— Сама выпрыгнула или вы подозреваете, что кто-то…
— У нас в тот день настоящий дурдом творился из-за аварии на перекрестке. Доставили кучу пострадавших, некоторые умерли по дороге, и их просто-напросто сгрузили в приемном отделении вместе с живыми. Медсестры были заняты размещением новых пациентов, а больные повылезали из палат поглядеть, что творится. Калерия оставалась в палате одна, если не считать лежачей старушки. За каким-то лешим ее понесло на крышу через открытое окно!
— То есть сначала она вылезла на крышу, а затем сорвалась?
— Судя по всему, именно так.
— А зачем она туда полезла, не известно?
— Вот в этом-то и загвоздка!
— Занятно… Решила прогуляться и недооценила опасность? Ее что, никто не заметил?
— Внизу царила такая суета, никому и в голову не приходило глядеть наверх. Калерия упала аккурат напротив въезда для машин «Скорой помощи», прямо в момент выгрузки очередных пострадавших. Чудо, что никого не зашибла!

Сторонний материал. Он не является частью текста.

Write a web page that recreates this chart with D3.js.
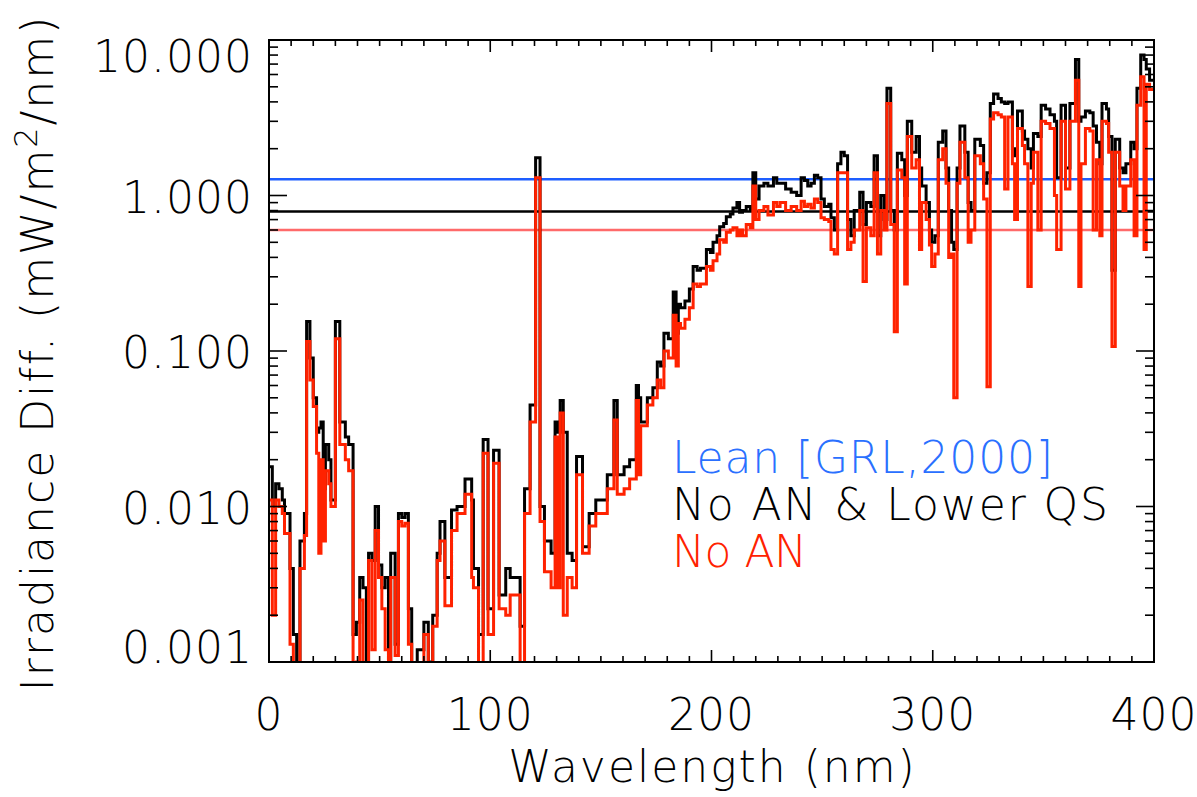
<!DOCTYPE html>
<html>
<head>
<meta charset="utf-8">
<script src="https://cdn.jsdelivr.net/npm/d3@7"></script>
<style>
  html, body { margin: 0; padding: 0; background: #fff; }
  svg { display: block; }
  text { font-family: "DejaVu Sans", sans-serif; font-weight: 200; letter-spacing: 2px; }
  text.ylab, text.xlab { letter-spacing: 1px; }
  text.leg { letter-spacing: 0px; }
</style>
</head>
<body>
<svg id="chart" width="1197" height="797"></svg>
<script>
// ---- data ----
const wavelength = [
  0,1.5,3,4.5,6,7,9.5,11,12.5,14,16,17,18.5,20,21.5,22.5,23.5,24.5,25.5,27,28,30,32,34.5,36,38,39.5,41,42.5,44,
  45,46.5,48,49.5,51,52.5,54,55,57,58.5,60,61.5,63,64.5,67,70,72,74,76,77.3,79.5,82.5,85,88.6,91.6,92.4,94.7,96.8,99,101.5,
  104,107,109,113.5,115.5,118,120.5,122.5,124.5,127.5,129.3,130.5,131.6,133,134.8,137,139,141.7,144.7,147.7,152.9,155.9,157.4,160.5,163,166,167,168,171,173.5,
  175.5,177,178.5,180.5,182.7,184,185,186,188,190,191.7,193.5,195,197.7,199.5,200.7,202.5,203.7,205.5,206.7,208.5,209.7,211.5,
  212.7,214,215.7,217.5,218.7,220,221.5,223.7,225.5,228,229.5,231,233.5,236,238.5,240.5,242,243.5,245,246.5,248,249.5,251,253,254,255.5,257,258.5,260,261.5,
  263,264.5,267,268.5,270,272,273.5,275,276.5,278,279.3,281,282.6,284,286,287.3,288.5,290.5,292.5,294,295,297,298.5,299.5,301,302.5,304.5,306,307.2,308.5,
  309.5,311,312.3,314.5,316,317.3,319,321.5,323,324.5,326,327.5,329.5,331,332.5,334,336,337,338.3,340.5,341.5,343,344.5,345.5,347.5,349,351,353,355,356,
  358,360,362,364.5,366,367,369,371,372.5,374,375.5,376.5,378.5,379.5,381,382.5,384.5,386,387.3,389.5,391,392.3,394,395.5,396.5,398
];
const noANLowerQS = [
  0.018,0.010,0.014,0.013,0.011,0.009,0.004,0.0015,0.0005,0.006,0.009,0.155,0.09,0.05,0.03,0.032,0.035,0.013,0.025,0.02,0.011,0.155,0.035,0.028,0.025,0.0015,0.0018,0.0035,0.003,0.0008,
  0.005,0.0045,0.010,0.0042,0.003,0.0035,0.0008,0.005,0.0013,0.009,0.0085,0.009,0.0022,0.0006,0.0012,0.0018,0.001,0.002,0.005,0.008,0.0035,0.0095,0.010,0.015,0.011,0.004,0.0015,0.027,0.0022,0.023,
  0.0027,0.004,0.0035,0.0017,0.013,0.045,1.75,0.010,0.006,0.005,0.035,0.03,0.048,0.03,0.005,0.0045,0.021,0.0055,0.009,0.011,0.016,0.048,0.016,0.018,0.02,0.06,0.05,0.035,0.05,0.058,
  0.085,0.08,0.13,0.12,0.24,0.13,0.2,0.19,0.21,0.25,0.35,0.33,0.34,0.45,0.43,0.5,0.55,0.63,0.66,0.73,0.76,0.83,0.9,
  0.78,0.8,0.85,0.8,1.4,0.95,1.15,1.2,1.15,1.3,1.2,1.2,1.1,1.05,1.0,1.3,1.25,1.15,1.2,1.35,1.3,0.95,0.85,0.88,0.72,0.6,1.6,1.9,1.8,0.7,
  0.55,0.8,1.05,0.65,0.9,0.85,1.8,0.55,1.0,0.7,4.9,0.8,0.6,1.87,1.7,1.0,3.0,1.9,2.4,1.5,1.15,0.9,0.6,0.5,0.55,2.2,2.6,1.5,0.8,0.5,
  0.45,1.5,2.8,1.9,0.9,0.8,2.3,2.1,1.2,1.4,3.9,4.5,4.2,4.0,3.9,4.0,2.0,1.8,3.5,2.6,2.3,2.0,1.5,2.5,2.4,3.8,3.6,3.3,3.0,1.3,
  3.8,1.5,3.9,7.5,3.0,3.2,3.5,3.4,2.8,2.2,1.6,3.9,3.6,2.4,0.33,2.3,1.5,1.4,1.6,2.2,2.0,4.9,8.0,7.5,6.5,5.5
];
const noAN = [
  0.011,0.002,0.011,0.010,0.009,0.0067,0.0013,0.0009,0.0005,0.004,0.0065,0.115,0.065,0.044,0.022,0.005,0.02,0.006,0.017,0.014,0.010,0.12,0.025,0.02,0.017,0.0008,0.001,0.0025,0.0008,0.0005,
  0.0045,0.0012,0.007,0.0035,0.0022,0.0012,0.0006,0.0035,0.0011,0.008,0.0075,0.0078,0.0013,0.0005,0.0009,0.0015,0.0007,0.0017,0.0045,0.006,0.0023,0.007,0.009,0.012,0.0035,0.003,0.0008,0.022,0.0015,0.019,
  0.0022,0.002,0.0027,0.0008,0.009,0.035,1.3,0.008,0.0038,0.003,0.028,0.003,0.04,0.002,0.0035,0.003,0.016,0.005,0.0075,0.009,0.013,0.036,0.012,0.013,0.015,0.048,0.016,0.033,0.045,0.05,
  0.065,0.058,0.1,0.09,0.17,0.08,0.15,0.14,0.16,0.19,0.27,0.26,0.27,0.35,0.33,0.38,0.42,0.52,0.5,0.58,0.6,0.62,0.55,
  0.6,0.55,0.65,0.62,1.15,0.7,0.8,0.85,0.75,0.9,0.85,0.9,0.8,0.85,0.8,0.92,0.85,0.88,0.83,0.95,0.9,0.72,0.7,0.68,0.45,0.42,1.4,1.4,1.4,0.45,
  0.5,0.6,0.8,0.28,0.62,0.55,1.4,0.42,0.8,0.6,3.9,0.65,0.133,1.46,1.3,0.27,2.4,1.5,1.7,0.45,0.9,0.7,0.48,0.35,0.42,1.7,2.0,1.2,0.4,0.42,
  0.05,1.2,2.2,1.3,0.5,0.6,1.8,1.6,0.95,0.059,3.1,3.4,3.3,3.2,1.1,3.2,1.6,0.7,2.7,2.1,1.6,0.26,1.2,1.9,0.6,3.0,2.9,2.7,1.0,0.45,
  3.0,1.1,3.0,5.5,0.26,1.6,2.7,2.6,0.6,1.7,0.55,3.0,2.9,1.9,0.107,1.9,1.15,0.8,1.15,1.7,0.55,3.8,5.8,0.45,5.2,4.8
];
const lineLevels = [1.27, 0.79, 0.6];             // Lean, No AN & Lower QS, No AN
const legendLabels = ["Lean [GRL,2000]", "No AN & Lower QS", "No AN"];
const yTickValues = [10, 1, 0.1, 0.01, 0.001];
const yTickLabels = ["10.000", "1.000", "0.100", "0.010", "0.001"];
const xTickValues = [0, 100, 200, 300, 400];
const xTickLabels = ["0", "100", "200", "300", "400"];

// ---- layout ----
const L = 269, R = 1154, T = 40, B = 662;
const colBlack = "#000000", colRed = "#ff2200", colBlue = "#1e5eff", colRefRed = "#ff6a6a", colLegendBlue = "#2a70ff";
const FS = 44;

const svg = d3.select("#chart");
const x = d3.scaleLinear().domain([0, 400]).range([L, R]);
const y = d3.scaleLog().domain([0.001, 10]).range([B, T]);

svg.append("defs").append("clipPath").attr("id", "clip")
  .append("rect").attr("x", L).attr("y", T).attr("width", R - L).attr("height", B - T);

const plot = svg.append("g").attr("clip-path", "url(#clip)");

function stepPoints(vals) {
  const pts = wavelength.map((w, i) => [w, vals[i]]);
  pts.push([400, vals[vals.length - 1]]);
  return pts;
}
const line = d3.line().x(d => x(d[0])).y(d => y(d[1])).curve(d3.curveStepAfter);

// reference levels
const levelColors = [colBlue, colBlack, colRefRed];
plot.selectAll("line.level").data(lineLevels).enter().append("line")
  .attr("class", "level")
  .attr("x1", L).attr("x2", R)
  .attr("y1", d => y(d)).attr("y2", d => y(d))
  .attr("stroke", (d, i) => levelColors[i]).attr("stroke-width", 2.5);

plot.append("path").attr("d", line(stepPoints(noANLowerQS)))
  .attr("fill", "none").attr("stroke", colBlack).attr("stroke-width", 3);
plot.append("path").attr("d", line(stepPoints(noAN)))
  .attr("fill", "none").attr("stroke", colRed).attr("stroke-width", 3);

// axes (IDL-style: ticks inward on all four sides)
const axisG = svg.append("g");
const xMajor = 12, xMinor = 6, yMajor = 18, yMinor = 9;
const xMinorVals = d3.range(10, 400, 10).filter(v => v % 100 !== 0);
const yMinorVals = [];
[0.001, 0.01, 0.1, 1].forEach(d => { for (let k = 2; k <= 9; k++) yMinorVals.push(d * k); });

function tick(x1, y1, x2, y2) {
  axisG.append("line").attr("x1", x1).attr("y1", y1).attr("x2", x2).attr("y2", y2)
    .attr("stroke", "#000").attr("stroke-width", 1.6);
}
xTickValues.forEach(v => { tick(x(v), B, x(v), B - xMajor); tick(x(v), T, x(v), T + xMajor); });
xMinorVals.forEach(v => { tick(x(v), B, x(v), B - xMinor); tick(x(v), T, x(v), T + xMinor); });
yTickValues.forEach(v => { tick(L, y(v), L + yMajor, y(v)); tick(R, y(v), R - yMajor, y(v)); });
yMinorVals.forEach(v => { tick(L, y(v), L + yMinor, y(v)); tick(R, y(v), R - yMinor, y(v)); });

axisG.append("rect").attr("x", L).attr("y", T).attr("width", R - L).attr("height", B - T)
  .attr("fill", "none").attr("stroke", "#000").attr("stroke-width", 2);

// tick labels
svg.selectAll("text.ylab").data(yTickValues).enter().append("text")
  .attr("class", "ylab")
  .attr("x", 253)
  .attr("y", d => Math.min(Math.max(y(d) + 17, T + 32), B + 1))
  .attr("text-anchor", "end").attr("font-size", FS).attr("fill", "#000")
  .text((d, i) => yTickLabels[i]);

svg.selectAll("text.xlab").data(xTickValues).enter().append("text")
  .attr("class", "xlab")
  .attr("x", d => x(d)).attr("y", 730)
  .attr("text-anchor", "middle").attr("font-size", FS).attr("fill", "#000")
  .text((d, i) => xTickLabels[i]);

// axis titles
svg.append("text").attr("x", x(200) + 1).attr("y", 782)
  .attr("text-anchor", "middle").attr("font-size", FS).attr("fill", "#000")
  .text("Wavelength (nm)");

const yt = svg.append("text")
  .attr("transform", `translate(53,${(T + B) / 2 + 2}) rotate(-90)`)
  .attr("text-anchor", "middle").attr("font-size", FS).attr("fill", "#000");
yt.append("tspan").text("Irradiance Diff. (mW/m");
yt.append("tspan").attr("font-size", FS * 0.72).attr("dy", -16).text("2");
yt.append("tspan").attr("dy", 16).text("/nm)");

// legend text
const legendColors = [colLegendBlue, colBlack, colRed];
const legendWidths = [381, 436, 135];
svg.selectAll("text.leg").data(legendLabels).enter().append("text")
  .attr("class", "leg")
  .attr("x", 672).attr("y", (d, i) => 473 + i * 47)
  .attr("font-size", FS).attr("fill", (d, i) => legendColors[i])
  .attr("textLength", (d, i) => legendWidths[i]).attr("lengthAdjust", "spacing")
  .text(d => d);
</script>
</body>
</html>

Алла с минуту помолчала, размышляя над услышанным.
— Владимир Всеволодович, — наконец заговорила она, — а вы уверены, что это не было самоубийством?
— Я ни в чем не уверен, — покачал он головой. — Гурнов… ну вы его знаете…
— Разумеется, Иван Гурнов, патологоанатом. И что с ним?
— Он уверен, что это несчастный случай. Но мать девочки считает меня виновным в ее гибели.
— А это еще почему?
— Видимо, потому, что я был с ней чересчур суров.
— И в чем это выражалось?
— Она плохо ела, отказывалась ходить в столовую, хотя я назначил ей общий стол, ведь у нее не было противопоказаний.
— Знаете, больничная еда немного отличается от питания в пятизвездочном отеле, — заметила Алла. — Может, она не хотела есть вашу, простите… баланду?
— Но она вообще ничего не ела! — развел руками Мономах. — Женщины, лежащие с ней в палате, это подтверждают, как и медсестры.
— Может, родственники приносили домашнее?
— В том-то и дело, что нет! Я с матерью Калерии разговаривал, пытался убедить, что даже балерины должны питаться и набираться сил, чтобы восстановление шло быстрее.
— А она что?
— Твердила, что я ничего не смыслю в балете и что танцовщица должна быть легкой, как перышко, а потому не имеет права обжираться. Какое там обжираться — она на маленький скелетик была похожа! Когда ложилась на операцию, выглядела иначе — нормальной, хоть и худенькой.
— И все-таки я не понимаю, почему у матери пациентки к вам претензии!
— Она думает, что я слишком давил на Калерию, заставляя есть. Один раз я действительно пригрозил ей внутривенным кормлением.
— Вы в самом деле намеревались это сделать?
— Да что вы, у меня таких прав нет! Я хотел ее напугать, раз разумные доводы не действовали.
— Так вы считаете, что напугали ее так сильно, что она с крыши скакнула? Бросьте, такие уловки могли подействовать на трехлетнюю, но пациентка была взрослым, сформированным человеком, более того — представительницей весьма суровой профессии, в которой не место нюням! Вы в курсе, как балерины обходятся друг с другом? Подсыпают в пуанты толченое стекло, портят костюмы, добавляют в грим ацетон — не могли ваши слова повлиять на нее подобным образом!
Мономах ничего не ответил. Алла по выражению лица видела, что не сумела его убедить.
— Владимир Всеволодович, — снова заговорила она, — я понимаю, что вы переживаете — все-таки эта Калерия являлась вашей пациенткой и вы в какой-то степени несли за нее ответственность, но вашей вины в случившемся я не усматриваю. Мы с вами многого не знаем — к примеру, что могло подвигнуть молодую девушку на самоубийство? Кроме того, вы сами сказали, что Гурнов настаивает на несчастном случае, и я склонна доверять его мнению: трудно найти более компетентного патолога! Совсем недавно я как раз хотела обратиться к нему, чтобы… Впрочем, это не имеет значения. Родственники погибшей убиты горем и могут обвинять кого угодно, но это не означает, что они правы, понимаете?
— Знаете, — медленно произнес Мономах, — стыдно признаться, но я…
— Вы — что?
— Когда я узнал о случившемся, то здорово разозлился.
— Разозлились? — удивилась Алла. — Почему?
— Да потому что мне работы своей жалко — отличная была работа. Я очень старался не испортить девчонке будущее! Вы, наверное, считаете меня чудовищным циником?
— Если бы вы были циником, Владимир Всеволодович, мы бы сейчас с вами не разговаривали! А мать вашей балерины придет в себя и, скорее всего, пожалеет о своих обвинениях. Что, кстати, следователь думает?